[Task to carry out]: Repeat the data word for word. Do not include the pictures.

** begin Stored data **

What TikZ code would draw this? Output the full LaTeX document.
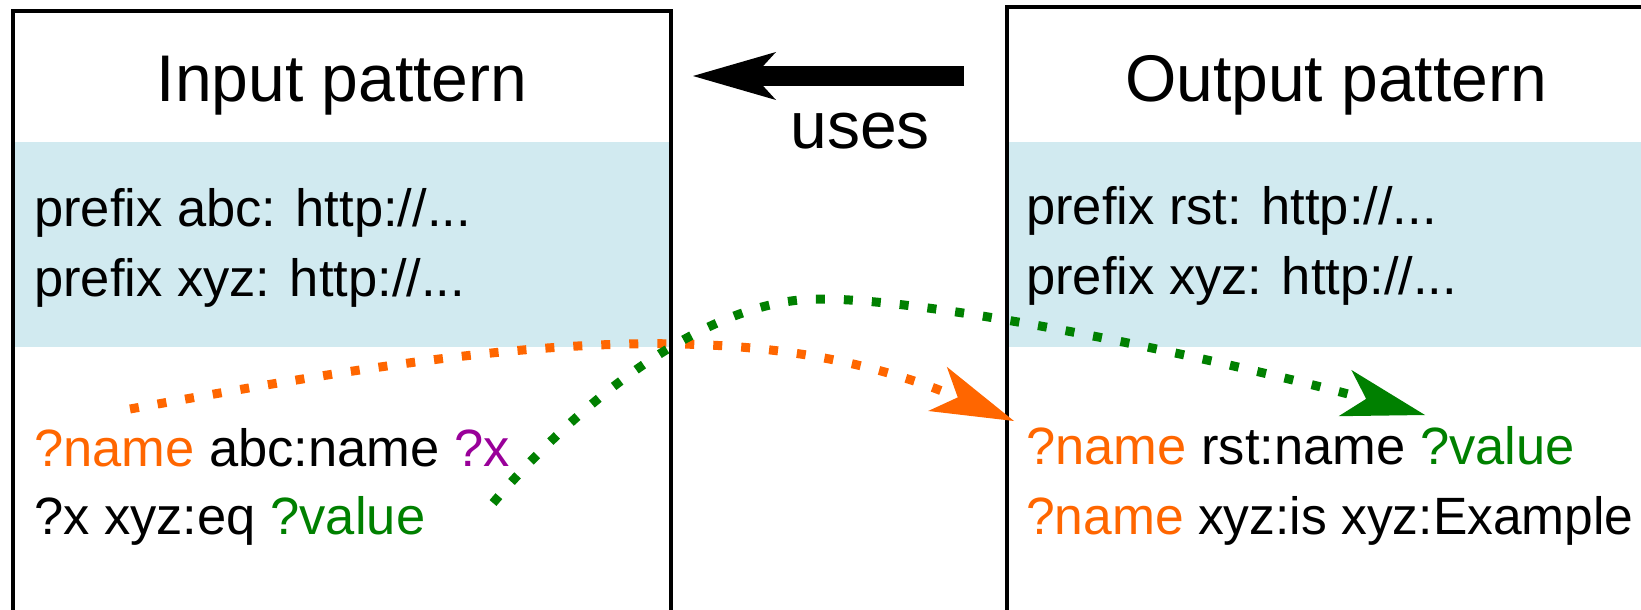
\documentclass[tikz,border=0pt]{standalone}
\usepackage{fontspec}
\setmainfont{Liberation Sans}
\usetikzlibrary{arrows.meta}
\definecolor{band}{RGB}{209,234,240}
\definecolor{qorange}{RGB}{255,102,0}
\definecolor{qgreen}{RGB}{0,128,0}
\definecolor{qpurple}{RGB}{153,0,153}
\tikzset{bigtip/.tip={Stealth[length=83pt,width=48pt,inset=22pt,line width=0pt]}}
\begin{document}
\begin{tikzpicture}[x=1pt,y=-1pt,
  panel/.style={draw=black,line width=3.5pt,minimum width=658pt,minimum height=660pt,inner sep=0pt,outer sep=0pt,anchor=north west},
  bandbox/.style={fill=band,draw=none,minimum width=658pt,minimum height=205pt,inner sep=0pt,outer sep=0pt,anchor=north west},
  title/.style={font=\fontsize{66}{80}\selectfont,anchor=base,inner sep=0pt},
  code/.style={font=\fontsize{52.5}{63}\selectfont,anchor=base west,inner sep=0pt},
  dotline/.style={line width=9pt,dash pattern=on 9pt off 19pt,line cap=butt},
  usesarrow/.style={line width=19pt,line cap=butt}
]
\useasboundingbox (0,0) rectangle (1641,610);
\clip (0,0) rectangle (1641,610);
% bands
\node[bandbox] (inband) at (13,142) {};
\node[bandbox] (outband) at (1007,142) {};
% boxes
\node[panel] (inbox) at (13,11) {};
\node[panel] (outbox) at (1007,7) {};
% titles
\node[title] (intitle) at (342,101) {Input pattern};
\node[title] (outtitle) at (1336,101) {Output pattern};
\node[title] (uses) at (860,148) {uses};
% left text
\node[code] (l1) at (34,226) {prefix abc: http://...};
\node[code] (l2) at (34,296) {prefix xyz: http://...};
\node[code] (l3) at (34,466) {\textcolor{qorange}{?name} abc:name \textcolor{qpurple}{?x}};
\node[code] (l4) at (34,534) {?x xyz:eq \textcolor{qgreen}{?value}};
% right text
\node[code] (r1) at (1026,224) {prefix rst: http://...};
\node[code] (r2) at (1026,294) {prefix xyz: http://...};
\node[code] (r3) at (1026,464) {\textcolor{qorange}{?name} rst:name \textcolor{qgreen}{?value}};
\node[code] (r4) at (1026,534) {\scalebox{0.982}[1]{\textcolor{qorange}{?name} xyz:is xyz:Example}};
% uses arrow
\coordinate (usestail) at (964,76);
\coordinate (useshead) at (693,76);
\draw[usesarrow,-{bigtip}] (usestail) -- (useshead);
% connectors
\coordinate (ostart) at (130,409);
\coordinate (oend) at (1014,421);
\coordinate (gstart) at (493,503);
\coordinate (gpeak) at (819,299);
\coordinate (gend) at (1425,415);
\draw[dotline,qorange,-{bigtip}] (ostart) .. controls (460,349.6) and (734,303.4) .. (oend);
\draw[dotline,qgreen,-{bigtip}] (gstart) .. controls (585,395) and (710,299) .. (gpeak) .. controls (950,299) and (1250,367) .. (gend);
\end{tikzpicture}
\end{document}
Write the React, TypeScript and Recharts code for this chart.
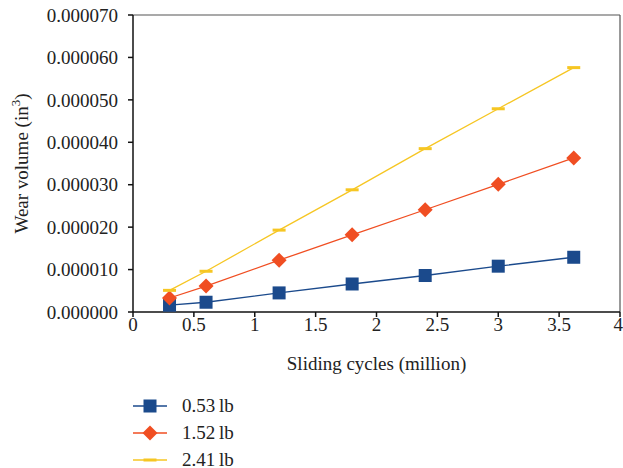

** end Stored data **

[Complete response]:
What TikZ code would draw this? Output the full LaTeX document.
\documentclass[tikz,border=0pt]{standalone}
\usepackage{fontspec}
\setmainfont{Liberation Sans}
\usetikzlibrary{arrows.meta}
\definecolor{band}{RGB}{209,234,240}
\definecolor{qorange}{RGB}{255,102,0}
\definecolor{qgreen}{RGB}{0,128,0}
\definecolor{qpurple}{RGB}{153,0,153}
\tikzset{bigtip/.tip={Stealth[length=83pt,width=48pt,inset=22pt,line width=0pt]}}
\begin{document}
\begin{tikzpicture}[x=1pt,y=-1pt,
  panel/.style={draw=black,line width=3.5pt,minimum width=658pt,minimum height=660pt,inner sep=0pt,outer sep=0pt,anchor=north west},
  bandbox/.style={fill=band,draw=none,minimum width=658pt,minimum height=205pt,inner sep=0pt,outer sep=0pt,anchor=north west},
  title/.style={font=\fontsize{66}{80}\selectfont,anchor=base,inner sep=0pt},
  code/.style={font=\fontsize{52.5}{63}\selectfont,anchor=base west,inner sep=0pt},
  dotline/.style={line width=9pt,dash pattern=on 9pt off 19pt,line cap=butt},
  usesarrow/.style={line width=19pt,line cap=butt}
]
\useasboundingbox (0,0) rectangle (1641,610);
\clip (0,0) rectangle (1641,610);
% bands
\node[bandbox] (inband) at (13,142) {};
\node[bandbox] (outband) at (1007,142) {};
% boxes
\node[panel] (inbox) at (13,11) {};
\node[panel] (outbox) at (1007,7) {};
% titles
\node[title] (intitle) at (342,101) {Input pattern};
\node[title] (outtitle) at (1336,101) {Output pattern};
\node[title] (uses) at (860,148) {uses};
% left text
\node[code] (l1) at (34,226) {prefix abc: http://...};
\node[code] (l2) at (34,296) {prefix xyz: http://...};
\node[code] (l3) at (34,466) {\textcolor{qorange}{?name} abc:name \textcolor{qpurple}{?x}};
\node[code] (l4) at (34,534) {?x xyz:eq \textcolor{qgreen}{?value}};
% right text
\node[code] (r1) at (1026,224) {prefix rst: http://...};
\node[code] (r2) at (1026,294) {prefix xyz: http://...};
\node[code] (r3) at (1026,464) {\textcolor{qorange}{?name} rst:name \textcolor{qgreen}{?value}};
\node[code] (r4) at (1026,534) {\scalebox{0.982}[1]{\textcolor{qorange}{?name} xyz:is xyz:Example}};
% uses arrow
\coordinate (usestail) at (964,76);
\coordinate (useshead) at (693,76);
\draw[usesarrow,-{bigtip}] (usestail) -- (useshead);
% connectors
\coordinate (ostart) at (130,409);
\coordinate (oend) at (1014,421);
\coordinate (gstart) at (493,503);
\coordinate (gpeak) at (819,299);
\coordinate (gend) at (1425,415);
\draw[dotline,qorange,-{bigtip}] (ostart) .. controls (460,349.6) and (734,303.4) .. (oend);
\draw[dotline,qgreen,-{bigtip}] (gstart) .. controls (585,395) and (710,299) .. (gpeak) .. controls (950,299) and (1250,367) .. (gend);
\end{tikzpicture}
\end{document}
Write the React, TypeScript and Recharts code for this chart.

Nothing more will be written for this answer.